You realize that the reason you need to manage this organizational complexity is largely because the organization is so huge?...

The reality is that you could run LinkedIn with far, far fewer people. You probably need fewer than 100 for core engineering, and likely less than 1,000 overall if you include compliance, sales, and so on - especially since a lot of overseas compliance stuff is outsourced to consulting firms, it's not like you have a team of lawyers in every country in the world.

Before there was so much money in the system, we used to run companies that way. Two decades ago, I worked for a company that had tens of millions of users, maintained its own complex nationwide infra (no AWS back then), and had 400 full-time employees. That made coordination problems a lot easier too. We didn't need ten layers of people and project management because there just wasn't that many of us.

When doubling the number of employees can triple your revenue, you do it.

Keeping a website running with high uptime is not the goal. Maximizing revenue and profit is. The extra people aren't waste, they're what drive the incremental imperceptible changes that make these companies profitable.

This seems like a just-so story.
You can see it happen in reverse with X/Twitter.

Did reducing waste affect the user experience or uptime of Twitter?
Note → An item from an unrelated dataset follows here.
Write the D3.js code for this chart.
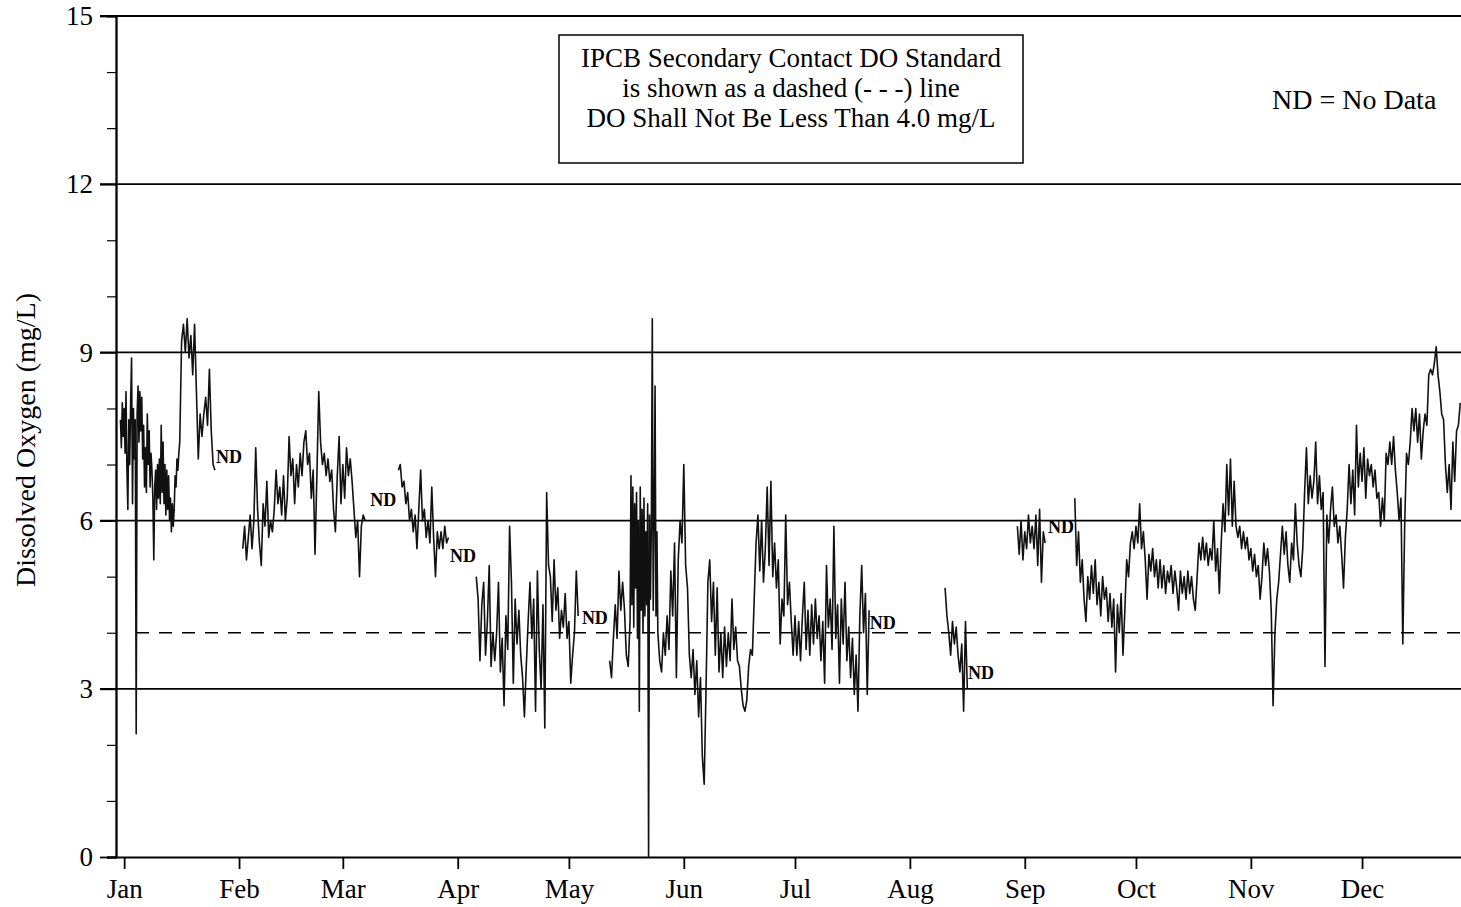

Not really.

But advertising revenues plummeted, because those extra employees were mostly not about the user experience or keeping the website up, they were about servicing the advertisers that brought the company revenue.

I thought advertising revenues plummeted mostly for content/optics/PR reasons, not ad-buyer-facing feature reasons.
Content moderation was an ad-buyer-facing feature. I really see no evidence Musk actually understood that. When he took it away he was all like surprised Pikachu face that advertisers left.
And how much revenue did that company bring in compared to something like Meta?

Maybe there's a correlation there?

I think the person you're replying to is perfectly aware of the correlation, considering it was a primary feature of their comment.
Not really? The main point of their comment is that companies could be much smaller based on their experience at a much smaller company.

I'm implying that big companies couldn't make as much money as they do without all the employees they have.

Their last para seems to acknowledge the correlation, but flips your assumed causal direction. I.e. they seem to be implying that the that excess money causes the complexity.